Spengler: Herr Bsirske, wird die große Koalition die Gewerkschaften eher zum Gegner oder eher zum Unterstützer haben?
Bsirske: Das hängt ganz davon ab, wie sie sich politisch aufstellt. Im Moment können wir, glaube ich, einige positive Elemente verzeichnen. Ich denke daran, dass die Verbindlichkeit von Tarifverträgen politisch nicht angetastet wird. Ich sehe auch den Atomausstieg auf dieser Seite der Bewertung. Die Nachtschicht- und Feiertagszuschläge werden nicht besteuert. Und es gibt mindestens den Versuch im Bereich energetischer Sanierung der Mittelstandsförderung Wachstumsimpulse zu setzen. Das ist positiv. Und auf der anderen Seite gibt es gegenläufige Übereinkünfte, die darauf hinauslaufen das Einkaufen teurer zu machen, den Lohndruck zu steigern, Rentenverluste zu programmieren und sozial weiter zu entsichern und auch die öffentlichen Haushalt als Wachstumsimpulsgeber zu schwächen. Das ist problematisch. Und wie das zueinander im Verhältnis steht, das wird man dann, wenn die Koalitionsvereinbarung vorliegt letztlich zu bewerten haben.
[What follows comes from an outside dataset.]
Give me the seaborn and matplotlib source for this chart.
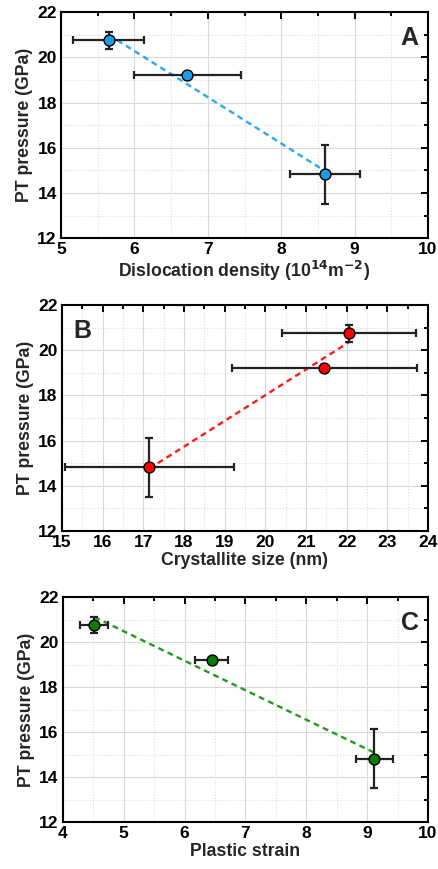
import numpy as np
import pandas as pd
import matplotlib
matplotlib.use("Agg")
import matplotlib.pyplot as plt
import seaborn as sns
from matplotlib.ticker import MultipleLocator

# PT pressure (shared by all panels)
pressure = [20.75, 19.2, 14.82]
pressure_err = [0.37, 0.0, 1.3]

# Panel A: dislocation density
dislocation = [5.65, 6.72, 8.6]
dislocation_err = [0.48, 0.73, 0.48]

# Panel B: crystallite size
crystallite = [22.05, 21.45, 17.15]
crystallite_err = [1.65, 2.27, 2.07]

# Panel C: plastic strain
strain = [4.52, 6.45, 9.12]
strain_err = [0.23, 0.27, 0.3]

sns.set_style("white")
plt.rcParams["font.family"] = ["Liberation Sans", "DejaVu Sans"]
plt.rcParams["font.weight"] = "bold"
plt.rcParams["mathtext.default"] = "bf"

fig = plt.figure(figsize=(4.39, 8.69), dpi=100)

panels = [
    # x, xerr, xlabel, color, line color, xlim, letter, letter pos, rect
    (dislocation, dislocation_err, "Dislocation density (10$^{14}$m$^{-2}$)",
     "#1e9be8", "#2aa6f2", (5, 10), "A", (0.975, 0.94), "right",
     [0.139, 0.726, 0.836, 0.260]),
    (crystallite, crystallite_err, "Crystallite size (nm)",
     "#ff0000", "#ff1a1a", (15, 24), "B", (0.03, 0.94), "left",
     [0.141, 0.389, 0.834, 0.260]),
    (strain, strain_err, "Plastic strain",
     "#0d7a0d", "#1f9a1f", (4, 10), "C", (0.975, 0.94), "right",
     [0.143, 0.054, 0.832, 0.259]),
]

for x, xerr, xlabel, color, lcolor, xlim, letter, lpos, ha, rect in panels:
    ax = fig.add_axes(rect)
    df = pd.DataFrame({"x": x, "y": pressure})

    # dashed linear fit
    sns.regplot(data=df, x="x", y="y", ax=ax, scatter=False, ci=None,
                truncate=True,
                line_kws=dict(color=lcolor, linestyle=(0, (2.5, 1.8)), linewidth=1.7, zorder=2))

    ax.errorbar(x, pressure, xerr=xerr, yerr=pressure_err, fmt="none",
                ecolor="#222222", elinewidth=1.6, capsize=3, capthick=1.6, zorder=3)

    sns.scatterplot(data=df, x="x", y="y", ax=ax, color=color, s=62,
                    edgecolor="black", linewidth=1.0, zorder=4)

    ax.set_xlim(*xlim)
    ax.set_ylim(12, 22)
    ax.xaxis.set_major_locator(MultipleLocator(1))
    ax.xaxis.set_minor_locator(MultipleLocator(0.5))
    ax.yaxis.set_major_locator(MultipleLocator(2))
    ax.yaxis.set_minor_locator(MultipleLocator(1))
    ax.grid(True, which="major", color="#d9d9d9", linewidth=0.8)
    ax.grid(True, which="minor", color="#dddddd", linewidth=0.8, linestyle=":")
    ax.set_axisbelow(True)
    ax.tick_params(which="both", direction="in", top=True, right=True,
                   labelsize=12.5, width=1.4, colors="black", pad=3)
    ax.tick_params(which="major", length=5)
    ax.tick_params(which="minor", length=3)
    for lbl in ax.get_xticklabels() + ax.get_yticklabels():
        lbl.set_fontweight("bold")
    for sp in ax.spines.values():
        sp.set_visible(True)
        sp.set_color("black")
        sp.set_linewidth(1.5)

    ax.set_xlabel(xlabel, fontsize=12.7, fontweight="bold", labelpad=1)
    ax.set_ylabel("PT pressure (GPa)", fontsize=12.7, fontweight="bold", labelpad=3)
    ax.text(lpos[0], lpos[1], letter, transform=ax.transAxes, ha=ha, va="top",
            fontsize=18, fontweight="bold")

fig.savefig("out.png", dpi=100)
Spengler: Wenn wir mal konkret werden und über den Kündigungsschutz sprechen, es soll bei Neueinstellungen künftig möglich sein, eine Probezeit von 24 Monaten zu vereinbaren. Das trifft auch auf Ihre Zustimmung?
Bsirske: Das trifft auf unsere Zustimmung unter keinen Umständen. Das läuft ja darauf hinaus, den Druck auf die Arbeitnehmerinnen und Arbeitnehmer noch weiter zu erhöhen. Man kann praktisch zum Monatsende zwei Jahre lang gekündigt werden. Das ist soziale Entsicherung, ohne dass damit die Aussicht einhergeht, zusätzliche Arbeitsplätze zu schaffen. Denn alle Untersuchungen, die es zu diesem Thema gibt haben gezeigt: Es gibt keinen Zusammenhang zwischen Beschäftigungsaufbau und Lockerung des Kündigungsschutzes.
Spengler: Nun kritisieren Konservative, dass eigentlich sich durch diese Regelung gar nicht viel ändere, weil auch jetzt schon für Arbeitgeber die Möglichkeit bestehe einen neuen Arbeitsvertrag befristet auf zwei Jahre abzuschließen. Da ist der Unterschied dann gar nicht mehr so groß, sagen die.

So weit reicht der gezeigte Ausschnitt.